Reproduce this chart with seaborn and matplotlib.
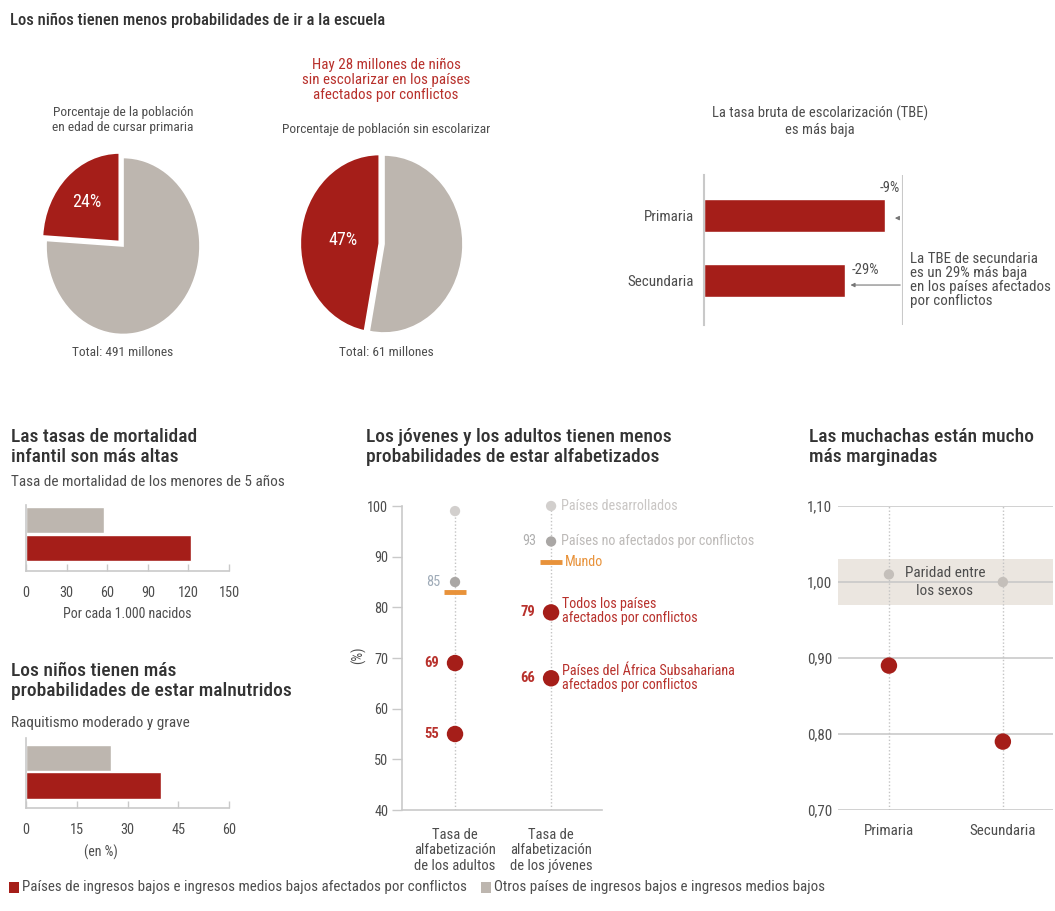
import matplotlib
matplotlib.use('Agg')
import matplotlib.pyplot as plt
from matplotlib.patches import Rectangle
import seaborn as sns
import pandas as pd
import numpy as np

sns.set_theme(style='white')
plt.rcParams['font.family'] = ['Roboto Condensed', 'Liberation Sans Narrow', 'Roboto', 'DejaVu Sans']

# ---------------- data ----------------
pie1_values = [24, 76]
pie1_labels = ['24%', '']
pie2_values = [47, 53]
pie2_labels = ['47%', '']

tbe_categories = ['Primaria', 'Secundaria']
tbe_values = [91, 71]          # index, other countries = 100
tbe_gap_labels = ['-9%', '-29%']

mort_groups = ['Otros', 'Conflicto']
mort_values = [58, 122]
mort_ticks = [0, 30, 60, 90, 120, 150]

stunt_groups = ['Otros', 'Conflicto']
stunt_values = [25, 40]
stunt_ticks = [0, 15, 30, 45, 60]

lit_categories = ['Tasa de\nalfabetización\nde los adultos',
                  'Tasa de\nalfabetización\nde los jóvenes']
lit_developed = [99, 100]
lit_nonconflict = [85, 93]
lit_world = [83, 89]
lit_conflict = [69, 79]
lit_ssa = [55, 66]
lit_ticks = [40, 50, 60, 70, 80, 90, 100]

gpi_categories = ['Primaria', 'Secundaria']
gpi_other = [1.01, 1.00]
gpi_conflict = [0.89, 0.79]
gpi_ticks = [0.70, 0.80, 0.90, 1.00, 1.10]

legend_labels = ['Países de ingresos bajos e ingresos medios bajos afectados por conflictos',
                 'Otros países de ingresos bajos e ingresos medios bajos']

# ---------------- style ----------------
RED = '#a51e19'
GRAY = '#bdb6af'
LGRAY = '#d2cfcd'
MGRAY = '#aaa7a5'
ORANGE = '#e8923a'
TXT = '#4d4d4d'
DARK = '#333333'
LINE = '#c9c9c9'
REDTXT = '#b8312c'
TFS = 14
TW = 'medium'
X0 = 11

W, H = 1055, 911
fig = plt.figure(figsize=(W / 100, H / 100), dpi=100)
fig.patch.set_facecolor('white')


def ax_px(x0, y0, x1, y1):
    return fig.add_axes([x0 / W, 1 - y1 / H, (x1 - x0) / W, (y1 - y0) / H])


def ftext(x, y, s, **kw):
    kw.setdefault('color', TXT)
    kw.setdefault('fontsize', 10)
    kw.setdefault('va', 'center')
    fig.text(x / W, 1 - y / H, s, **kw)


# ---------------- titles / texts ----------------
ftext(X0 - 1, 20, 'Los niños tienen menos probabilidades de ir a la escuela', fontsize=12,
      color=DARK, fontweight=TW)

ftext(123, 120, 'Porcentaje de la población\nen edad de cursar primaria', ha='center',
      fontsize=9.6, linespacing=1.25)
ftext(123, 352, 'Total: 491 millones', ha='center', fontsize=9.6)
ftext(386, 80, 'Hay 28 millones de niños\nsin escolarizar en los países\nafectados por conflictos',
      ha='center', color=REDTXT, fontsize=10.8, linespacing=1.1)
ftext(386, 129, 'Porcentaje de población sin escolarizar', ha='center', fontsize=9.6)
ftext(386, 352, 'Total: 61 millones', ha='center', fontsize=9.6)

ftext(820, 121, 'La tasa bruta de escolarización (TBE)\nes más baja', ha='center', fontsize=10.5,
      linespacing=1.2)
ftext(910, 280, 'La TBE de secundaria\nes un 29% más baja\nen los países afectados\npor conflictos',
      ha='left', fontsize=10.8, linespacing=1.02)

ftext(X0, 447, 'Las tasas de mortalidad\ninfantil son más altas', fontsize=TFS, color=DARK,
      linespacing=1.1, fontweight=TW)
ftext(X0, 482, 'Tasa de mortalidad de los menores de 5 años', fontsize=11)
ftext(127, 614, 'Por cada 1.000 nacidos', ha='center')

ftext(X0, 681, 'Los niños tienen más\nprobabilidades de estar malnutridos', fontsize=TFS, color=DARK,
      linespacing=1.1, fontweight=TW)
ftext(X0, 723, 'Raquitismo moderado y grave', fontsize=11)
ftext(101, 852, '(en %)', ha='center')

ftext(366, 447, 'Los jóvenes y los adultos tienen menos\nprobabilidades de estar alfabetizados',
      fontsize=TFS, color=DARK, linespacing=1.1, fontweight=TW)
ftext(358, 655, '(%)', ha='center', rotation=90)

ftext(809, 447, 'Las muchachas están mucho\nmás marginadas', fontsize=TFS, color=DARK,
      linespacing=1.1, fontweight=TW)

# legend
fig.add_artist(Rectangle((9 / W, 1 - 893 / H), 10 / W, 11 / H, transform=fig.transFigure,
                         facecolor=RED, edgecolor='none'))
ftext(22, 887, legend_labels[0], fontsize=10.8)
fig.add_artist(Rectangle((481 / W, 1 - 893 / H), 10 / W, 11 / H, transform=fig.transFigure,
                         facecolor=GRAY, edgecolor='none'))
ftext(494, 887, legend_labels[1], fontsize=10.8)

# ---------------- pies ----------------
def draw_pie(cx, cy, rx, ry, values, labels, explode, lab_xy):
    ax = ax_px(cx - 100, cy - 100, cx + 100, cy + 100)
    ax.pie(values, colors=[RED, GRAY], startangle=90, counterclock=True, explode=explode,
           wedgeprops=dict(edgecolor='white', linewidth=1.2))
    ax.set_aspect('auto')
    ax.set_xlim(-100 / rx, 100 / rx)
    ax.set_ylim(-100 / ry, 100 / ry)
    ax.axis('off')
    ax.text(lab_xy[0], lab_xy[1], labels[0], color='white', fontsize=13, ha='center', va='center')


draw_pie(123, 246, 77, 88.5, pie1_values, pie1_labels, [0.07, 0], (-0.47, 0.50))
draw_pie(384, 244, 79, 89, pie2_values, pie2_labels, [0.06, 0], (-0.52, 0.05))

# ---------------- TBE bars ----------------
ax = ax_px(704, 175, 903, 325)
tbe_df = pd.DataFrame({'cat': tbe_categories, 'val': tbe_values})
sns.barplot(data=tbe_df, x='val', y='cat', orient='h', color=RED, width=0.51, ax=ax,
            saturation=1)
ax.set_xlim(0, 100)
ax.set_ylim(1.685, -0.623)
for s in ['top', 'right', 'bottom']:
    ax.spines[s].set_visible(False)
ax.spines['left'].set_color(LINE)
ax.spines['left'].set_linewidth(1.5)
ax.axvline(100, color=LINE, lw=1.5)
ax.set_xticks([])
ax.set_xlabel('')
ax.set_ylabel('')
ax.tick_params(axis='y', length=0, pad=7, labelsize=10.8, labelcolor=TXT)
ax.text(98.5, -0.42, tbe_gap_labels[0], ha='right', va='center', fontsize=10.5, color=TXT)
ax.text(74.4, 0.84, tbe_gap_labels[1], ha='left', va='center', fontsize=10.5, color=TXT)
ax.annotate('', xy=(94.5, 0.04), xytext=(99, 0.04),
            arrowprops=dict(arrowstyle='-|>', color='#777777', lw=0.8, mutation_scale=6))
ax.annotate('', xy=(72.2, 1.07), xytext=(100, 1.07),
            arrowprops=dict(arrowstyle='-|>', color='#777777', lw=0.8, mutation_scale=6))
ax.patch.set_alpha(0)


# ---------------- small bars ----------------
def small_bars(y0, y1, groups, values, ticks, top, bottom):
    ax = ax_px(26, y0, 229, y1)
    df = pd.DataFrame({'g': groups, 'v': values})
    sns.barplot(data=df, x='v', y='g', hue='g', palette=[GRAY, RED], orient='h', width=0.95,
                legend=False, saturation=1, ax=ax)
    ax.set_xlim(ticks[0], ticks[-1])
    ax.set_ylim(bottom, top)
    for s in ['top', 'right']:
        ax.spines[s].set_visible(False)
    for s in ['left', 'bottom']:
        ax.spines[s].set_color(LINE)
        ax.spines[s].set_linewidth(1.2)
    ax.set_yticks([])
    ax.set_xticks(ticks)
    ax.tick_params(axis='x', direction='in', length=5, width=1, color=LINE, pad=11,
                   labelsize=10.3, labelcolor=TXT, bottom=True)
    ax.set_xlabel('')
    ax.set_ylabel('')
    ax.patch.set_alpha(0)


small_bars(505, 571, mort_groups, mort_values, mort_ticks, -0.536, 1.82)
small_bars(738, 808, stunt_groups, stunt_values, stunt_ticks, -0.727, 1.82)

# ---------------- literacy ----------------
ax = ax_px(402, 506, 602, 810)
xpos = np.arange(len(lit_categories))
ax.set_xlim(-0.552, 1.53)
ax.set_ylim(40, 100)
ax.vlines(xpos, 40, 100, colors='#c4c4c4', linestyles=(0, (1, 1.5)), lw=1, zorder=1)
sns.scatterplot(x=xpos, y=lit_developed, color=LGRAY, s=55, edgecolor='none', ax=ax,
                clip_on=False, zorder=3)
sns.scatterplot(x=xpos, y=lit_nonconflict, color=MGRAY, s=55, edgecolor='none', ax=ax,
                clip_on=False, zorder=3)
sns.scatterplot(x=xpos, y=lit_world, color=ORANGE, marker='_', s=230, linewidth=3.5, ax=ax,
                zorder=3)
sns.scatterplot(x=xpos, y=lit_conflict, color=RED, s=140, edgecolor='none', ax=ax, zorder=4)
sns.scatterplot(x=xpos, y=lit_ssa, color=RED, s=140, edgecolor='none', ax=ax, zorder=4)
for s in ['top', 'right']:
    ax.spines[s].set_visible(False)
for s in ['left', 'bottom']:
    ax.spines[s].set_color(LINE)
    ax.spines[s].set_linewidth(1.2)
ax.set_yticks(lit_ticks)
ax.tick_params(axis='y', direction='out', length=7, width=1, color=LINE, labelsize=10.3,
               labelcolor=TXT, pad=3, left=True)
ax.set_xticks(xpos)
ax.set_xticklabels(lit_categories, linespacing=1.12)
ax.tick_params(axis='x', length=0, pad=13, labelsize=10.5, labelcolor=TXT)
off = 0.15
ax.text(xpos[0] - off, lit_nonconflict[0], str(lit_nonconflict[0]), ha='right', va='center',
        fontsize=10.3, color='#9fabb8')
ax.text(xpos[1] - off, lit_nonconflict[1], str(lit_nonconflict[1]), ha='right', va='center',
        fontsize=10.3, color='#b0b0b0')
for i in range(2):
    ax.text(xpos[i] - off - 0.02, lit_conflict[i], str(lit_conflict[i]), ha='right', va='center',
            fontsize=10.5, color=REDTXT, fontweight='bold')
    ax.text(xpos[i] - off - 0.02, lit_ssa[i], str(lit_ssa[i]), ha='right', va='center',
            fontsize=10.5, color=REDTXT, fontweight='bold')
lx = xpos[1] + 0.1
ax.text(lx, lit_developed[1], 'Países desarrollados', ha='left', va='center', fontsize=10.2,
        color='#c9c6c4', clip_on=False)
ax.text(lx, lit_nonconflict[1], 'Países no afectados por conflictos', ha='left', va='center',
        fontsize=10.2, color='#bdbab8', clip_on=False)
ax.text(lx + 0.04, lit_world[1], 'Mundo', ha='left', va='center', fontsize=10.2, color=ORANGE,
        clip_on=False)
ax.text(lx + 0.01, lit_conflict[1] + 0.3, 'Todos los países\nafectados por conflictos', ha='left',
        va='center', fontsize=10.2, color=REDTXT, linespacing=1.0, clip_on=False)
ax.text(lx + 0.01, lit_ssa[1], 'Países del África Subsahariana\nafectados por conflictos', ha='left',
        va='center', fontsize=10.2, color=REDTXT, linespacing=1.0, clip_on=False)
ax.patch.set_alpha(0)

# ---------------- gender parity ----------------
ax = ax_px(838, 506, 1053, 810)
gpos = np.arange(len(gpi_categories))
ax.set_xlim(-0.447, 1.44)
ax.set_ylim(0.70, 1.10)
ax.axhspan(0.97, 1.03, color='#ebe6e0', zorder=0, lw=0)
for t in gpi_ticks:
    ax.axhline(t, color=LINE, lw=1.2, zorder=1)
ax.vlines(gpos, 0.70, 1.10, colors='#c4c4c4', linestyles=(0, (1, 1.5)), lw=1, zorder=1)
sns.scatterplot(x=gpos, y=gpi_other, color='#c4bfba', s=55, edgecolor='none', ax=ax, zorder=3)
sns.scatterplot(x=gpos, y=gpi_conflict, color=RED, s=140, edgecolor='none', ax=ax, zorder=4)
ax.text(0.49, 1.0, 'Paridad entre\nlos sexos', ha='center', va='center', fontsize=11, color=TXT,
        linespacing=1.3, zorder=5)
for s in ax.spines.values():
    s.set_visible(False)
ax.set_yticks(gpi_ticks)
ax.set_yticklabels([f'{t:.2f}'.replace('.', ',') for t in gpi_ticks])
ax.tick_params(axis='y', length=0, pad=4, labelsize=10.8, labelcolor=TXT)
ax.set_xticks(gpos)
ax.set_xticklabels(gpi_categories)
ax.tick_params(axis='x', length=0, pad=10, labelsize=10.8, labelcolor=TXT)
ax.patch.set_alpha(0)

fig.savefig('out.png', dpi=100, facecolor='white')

★ ★ ★

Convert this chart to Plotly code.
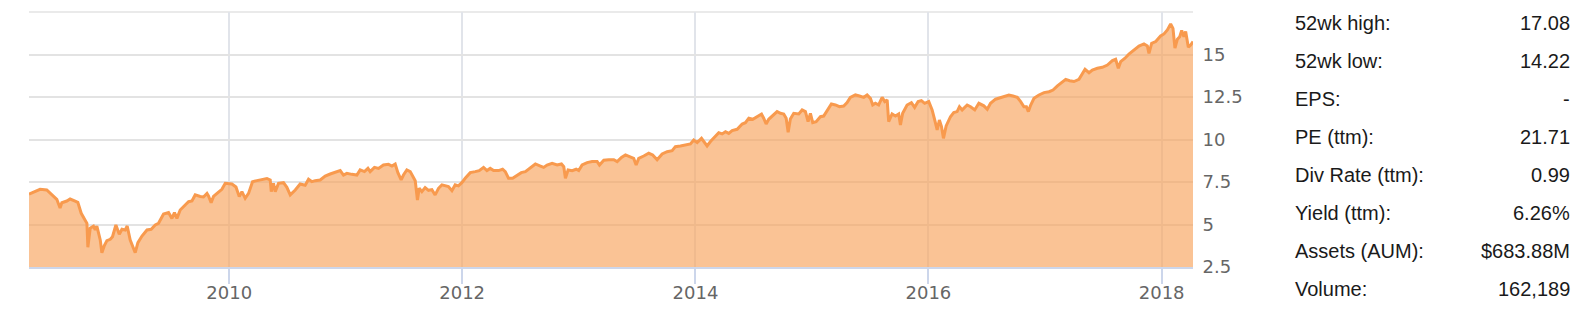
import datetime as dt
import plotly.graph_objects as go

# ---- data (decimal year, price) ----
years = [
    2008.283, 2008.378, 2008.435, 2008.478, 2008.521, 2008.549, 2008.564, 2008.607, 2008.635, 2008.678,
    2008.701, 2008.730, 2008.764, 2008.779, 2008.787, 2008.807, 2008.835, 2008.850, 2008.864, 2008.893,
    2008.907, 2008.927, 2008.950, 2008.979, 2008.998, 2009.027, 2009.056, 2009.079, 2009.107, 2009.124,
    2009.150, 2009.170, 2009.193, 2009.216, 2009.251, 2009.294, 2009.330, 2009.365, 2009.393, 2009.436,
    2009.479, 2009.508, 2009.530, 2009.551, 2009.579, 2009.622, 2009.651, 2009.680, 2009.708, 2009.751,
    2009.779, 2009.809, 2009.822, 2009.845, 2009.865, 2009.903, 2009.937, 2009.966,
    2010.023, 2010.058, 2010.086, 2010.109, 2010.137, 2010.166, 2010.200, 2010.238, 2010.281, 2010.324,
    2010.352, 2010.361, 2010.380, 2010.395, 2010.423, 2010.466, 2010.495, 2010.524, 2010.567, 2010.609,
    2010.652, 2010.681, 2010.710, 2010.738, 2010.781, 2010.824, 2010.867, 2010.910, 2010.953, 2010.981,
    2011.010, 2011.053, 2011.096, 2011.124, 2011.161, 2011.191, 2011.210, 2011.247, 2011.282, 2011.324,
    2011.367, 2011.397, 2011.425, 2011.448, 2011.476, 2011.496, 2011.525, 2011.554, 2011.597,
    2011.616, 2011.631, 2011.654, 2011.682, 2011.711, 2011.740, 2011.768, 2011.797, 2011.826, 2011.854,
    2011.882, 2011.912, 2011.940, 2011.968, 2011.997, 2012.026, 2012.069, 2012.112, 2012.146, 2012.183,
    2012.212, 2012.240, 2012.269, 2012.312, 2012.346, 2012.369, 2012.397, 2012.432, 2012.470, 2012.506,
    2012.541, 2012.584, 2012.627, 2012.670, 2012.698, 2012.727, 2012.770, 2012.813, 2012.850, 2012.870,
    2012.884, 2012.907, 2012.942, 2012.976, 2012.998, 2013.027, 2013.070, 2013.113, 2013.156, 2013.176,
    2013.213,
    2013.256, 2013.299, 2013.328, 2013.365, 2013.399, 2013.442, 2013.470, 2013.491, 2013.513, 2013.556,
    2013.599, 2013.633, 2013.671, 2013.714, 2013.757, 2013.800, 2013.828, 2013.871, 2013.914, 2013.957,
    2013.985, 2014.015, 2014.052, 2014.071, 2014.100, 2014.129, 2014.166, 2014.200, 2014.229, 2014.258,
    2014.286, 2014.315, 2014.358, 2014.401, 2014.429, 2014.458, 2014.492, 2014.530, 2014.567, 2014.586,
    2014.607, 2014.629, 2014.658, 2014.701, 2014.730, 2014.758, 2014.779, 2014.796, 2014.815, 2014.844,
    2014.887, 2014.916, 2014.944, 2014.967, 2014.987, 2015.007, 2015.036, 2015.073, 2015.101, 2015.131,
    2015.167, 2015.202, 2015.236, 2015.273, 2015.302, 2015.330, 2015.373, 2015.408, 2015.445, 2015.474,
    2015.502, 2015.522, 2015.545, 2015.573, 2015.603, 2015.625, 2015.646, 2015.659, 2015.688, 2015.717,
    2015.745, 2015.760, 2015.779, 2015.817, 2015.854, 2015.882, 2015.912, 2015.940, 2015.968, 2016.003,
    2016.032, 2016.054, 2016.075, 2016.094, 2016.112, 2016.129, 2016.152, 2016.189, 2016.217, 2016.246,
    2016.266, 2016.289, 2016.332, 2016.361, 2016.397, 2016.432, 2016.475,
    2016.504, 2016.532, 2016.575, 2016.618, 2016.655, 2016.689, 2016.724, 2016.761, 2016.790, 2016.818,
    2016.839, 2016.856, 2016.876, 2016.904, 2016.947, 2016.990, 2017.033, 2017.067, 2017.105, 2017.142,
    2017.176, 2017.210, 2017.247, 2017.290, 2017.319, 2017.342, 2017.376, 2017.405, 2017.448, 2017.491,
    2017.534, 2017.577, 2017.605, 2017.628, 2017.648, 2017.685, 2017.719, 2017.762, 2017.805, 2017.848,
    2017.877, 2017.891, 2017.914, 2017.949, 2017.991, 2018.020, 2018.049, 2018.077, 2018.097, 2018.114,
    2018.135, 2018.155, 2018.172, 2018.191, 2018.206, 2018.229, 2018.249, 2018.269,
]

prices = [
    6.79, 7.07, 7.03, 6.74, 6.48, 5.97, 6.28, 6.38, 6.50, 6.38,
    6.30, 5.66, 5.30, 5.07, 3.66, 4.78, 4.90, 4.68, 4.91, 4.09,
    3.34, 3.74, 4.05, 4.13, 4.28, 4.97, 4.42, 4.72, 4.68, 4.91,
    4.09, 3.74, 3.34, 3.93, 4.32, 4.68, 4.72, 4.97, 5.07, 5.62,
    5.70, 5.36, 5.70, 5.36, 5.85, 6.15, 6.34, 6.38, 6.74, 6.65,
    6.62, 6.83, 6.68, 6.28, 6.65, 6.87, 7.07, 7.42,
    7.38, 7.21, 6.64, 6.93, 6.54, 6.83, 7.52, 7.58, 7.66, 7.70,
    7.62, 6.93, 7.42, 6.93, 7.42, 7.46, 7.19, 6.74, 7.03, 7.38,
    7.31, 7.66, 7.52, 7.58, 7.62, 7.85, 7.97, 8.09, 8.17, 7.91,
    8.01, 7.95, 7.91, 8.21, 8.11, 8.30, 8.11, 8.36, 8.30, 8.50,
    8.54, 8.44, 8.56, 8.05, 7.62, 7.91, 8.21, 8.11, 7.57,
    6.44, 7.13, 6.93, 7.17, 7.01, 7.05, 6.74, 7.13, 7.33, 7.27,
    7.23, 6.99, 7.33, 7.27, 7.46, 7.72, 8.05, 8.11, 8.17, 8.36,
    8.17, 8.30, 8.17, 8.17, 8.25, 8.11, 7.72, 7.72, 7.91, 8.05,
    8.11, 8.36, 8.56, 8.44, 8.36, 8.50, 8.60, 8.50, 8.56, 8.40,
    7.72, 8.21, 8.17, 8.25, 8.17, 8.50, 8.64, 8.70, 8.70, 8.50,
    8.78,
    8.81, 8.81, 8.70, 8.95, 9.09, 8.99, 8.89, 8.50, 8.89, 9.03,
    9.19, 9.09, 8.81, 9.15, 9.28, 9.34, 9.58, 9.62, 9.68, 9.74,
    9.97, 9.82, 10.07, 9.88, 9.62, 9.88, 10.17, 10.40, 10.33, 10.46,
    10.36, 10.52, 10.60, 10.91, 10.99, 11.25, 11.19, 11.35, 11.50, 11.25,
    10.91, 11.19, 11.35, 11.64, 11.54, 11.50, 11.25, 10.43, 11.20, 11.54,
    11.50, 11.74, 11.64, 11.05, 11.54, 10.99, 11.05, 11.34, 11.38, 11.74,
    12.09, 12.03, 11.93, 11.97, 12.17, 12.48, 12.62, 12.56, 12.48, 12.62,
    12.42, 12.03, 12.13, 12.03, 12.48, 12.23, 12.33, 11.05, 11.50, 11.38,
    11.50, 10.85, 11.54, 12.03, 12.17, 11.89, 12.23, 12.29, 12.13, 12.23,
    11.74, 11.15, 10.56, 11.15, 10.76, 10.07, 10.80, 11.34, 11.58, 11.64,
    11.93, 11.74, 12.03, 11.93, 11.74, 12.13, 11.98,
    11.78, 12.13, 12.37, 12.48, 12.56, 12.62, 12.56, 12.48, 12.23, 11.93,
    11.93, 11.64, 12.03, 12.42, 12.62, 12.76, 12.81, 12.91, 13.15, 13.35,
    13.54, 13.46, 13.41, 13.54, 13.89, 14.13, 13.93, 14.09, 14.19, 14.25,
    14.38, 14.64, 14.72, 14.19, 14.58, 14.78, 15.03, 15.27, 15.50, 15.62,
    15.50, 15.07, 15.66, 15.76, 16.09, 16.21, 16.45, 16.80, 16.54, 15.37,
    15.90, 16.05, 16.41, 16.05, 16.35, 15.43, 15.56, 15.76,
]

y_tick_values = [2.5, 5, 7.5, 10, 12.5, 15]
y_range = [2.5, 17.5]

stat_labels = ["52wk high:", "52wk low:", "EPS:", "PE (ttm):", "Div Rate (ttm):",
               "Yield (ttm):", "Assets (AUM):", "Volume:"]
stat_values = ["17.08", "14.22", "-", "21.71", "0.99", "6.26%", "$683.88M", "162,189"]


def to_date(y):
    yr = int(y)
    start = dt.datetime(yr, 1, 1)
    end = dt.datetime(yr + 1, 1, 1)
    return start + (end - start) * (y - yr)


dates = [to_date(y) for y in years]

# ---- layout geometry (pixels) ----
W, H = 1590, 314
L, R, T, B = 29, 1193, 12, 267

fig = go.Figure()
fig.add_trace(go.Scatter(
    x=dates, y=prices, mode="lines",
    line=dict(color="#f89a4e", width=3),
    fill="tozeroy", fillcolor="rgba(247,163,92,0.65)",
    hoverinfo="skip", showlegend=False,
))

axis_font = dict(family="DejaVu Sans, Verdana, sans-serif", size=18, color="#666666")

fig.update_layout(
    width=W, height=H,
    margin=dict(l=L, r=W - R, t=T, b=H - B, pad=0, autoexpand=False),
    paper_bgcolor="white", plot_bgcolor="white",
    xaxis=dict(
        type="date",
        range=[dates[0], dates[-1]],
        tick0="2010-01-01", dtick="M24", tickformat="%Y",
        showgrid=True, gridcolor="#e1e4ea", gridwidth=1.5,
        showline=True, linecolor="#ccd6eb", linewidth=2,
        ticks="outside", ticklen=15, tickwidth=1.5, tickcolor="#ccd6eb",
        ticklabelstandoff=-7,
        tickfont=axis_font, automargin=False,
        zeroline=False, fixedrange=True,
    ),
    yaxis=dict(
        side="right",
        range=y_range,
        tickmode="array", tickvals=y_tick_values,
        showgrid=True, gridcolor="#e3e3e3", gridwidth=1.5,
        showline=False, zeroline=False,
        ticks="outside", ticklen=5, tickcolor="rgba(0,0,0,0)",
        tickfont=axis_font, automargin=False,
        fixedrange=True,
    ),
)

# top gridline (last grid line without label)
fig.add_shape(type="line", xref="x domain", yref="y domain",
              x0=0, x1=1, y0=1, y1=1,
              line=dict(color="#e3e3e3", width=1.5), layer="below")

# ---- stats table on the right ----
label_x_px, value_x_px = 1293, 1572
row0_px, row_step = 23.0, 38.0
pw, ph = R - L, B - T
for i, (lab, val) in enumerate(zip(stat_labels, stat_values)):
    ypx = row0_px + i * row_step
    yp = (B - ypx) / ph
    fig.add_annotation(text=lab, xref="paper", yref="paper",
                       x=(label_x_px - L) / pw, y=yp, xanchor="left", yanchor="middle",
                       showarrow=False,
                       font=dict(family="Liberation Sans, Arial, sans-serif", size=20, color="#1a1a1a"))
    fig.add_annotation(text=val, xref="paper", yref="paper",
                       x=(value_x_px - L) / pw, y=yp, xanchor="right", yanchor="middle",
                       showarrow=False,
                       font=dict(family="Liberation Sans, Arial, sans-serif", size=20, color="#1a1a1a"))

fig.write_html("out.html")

★ ★ ★

» JOB:
Find the word "seaborn" in the material, then list each line that holds it.

» EXERCISE SOLUTION:
Reproduce this chart with seaborn and matplotlib.
import seaborn as sns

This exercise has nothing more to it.